Bill Gross may be nasty, but returns have been great: "PIMCO showdown” reporter

Wall Street Journal special writer Greg Zuckerman’s piece about the showdown at the world’s biggest bond firm, PIMCO, is still generating big reactions. Zuckerman delved into why CEO and co-CIO Mohamed El-Erian’s left the firm last month and Zuckerman revealed unflaterring details about PIMCO co-founder and CIO Bill Gross (he compares himself to the famed thoroughbred "Secretariat" and discourages employees from making eye contact with him, especially in the morning).

Zuckerman joins us in the video above to address all of the responses to his story.

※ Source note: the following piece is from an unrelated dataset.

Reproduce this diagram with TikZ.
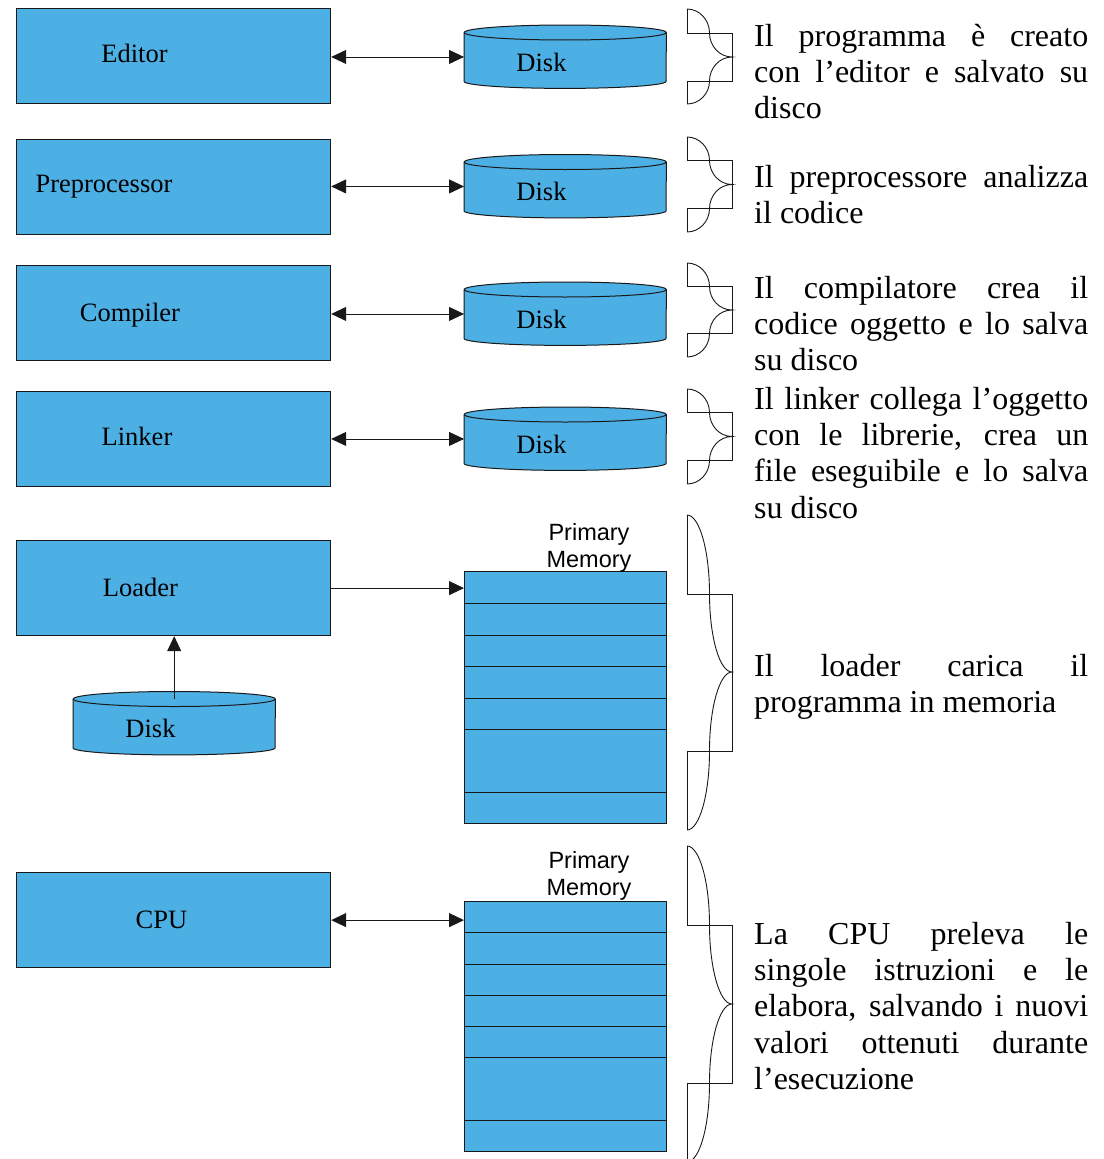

Gross responded to Zuckerman's story in a CNBC interview Tuesday, saying he thinks the article's reporting on PIMCO's "autocratic style" and Gross's conflict with El-Erian is "overblown." Of the article's message that Gross needs to share more of the power, he points to a plan they came up with before El-Erian's departure, to share responsibility with six deputy CIOs.

Zuckerman says on paper the plan makes sense, but PIMCO insiders he's interviewed are skeptical Gross will share power.

Meanwhile, pundits have weighed in.

Felix Salmon makes the argument that PIMCO's clients are fixed income investors, meaning they’re conservative. They hate unnecessary risks like, say, putting "billions in the hands of a cantankerous old man who always thinks that he’s right and that everybody else is wrong." Salmon writes that the "only way to save PIMCO is for Gross to leave the firm entirely."
 
Others have come out in defense of Gross. A Bloomberg View piece argues institutional investors hire PIMCO to run money for them not because they are looking for a safe, conservative steward. They're looking for a manager than can beat benchmarks by betting aggressively, and Bill Gross has been that manager for years.

"It's a bit much to say [Gross] should retire," responds Zuckerman. "Keep in mind the guy still had really good returns and he's got a career of great returns." He may be difficult to work with, he's testy, he can be nasty, Zuckerman adds, but the returns have been great.

Others have weighed in that successful businessmen tend to be eccentric characters. Venture capitalist Marc Andreessen echoed that sentiment, writing on Twitter: "So I read this story and I literally think to myself, boy, that sounds like Apple, Oracle, Intel, Cisco, Google, Amazon, and Microsoft." In other words, this type of behavior is present at many massively successful companies.

Zuckerman calls for a plan where Gross can groom a new heir apparent and move to share power as the recipe to keep PIMCO a successful firm.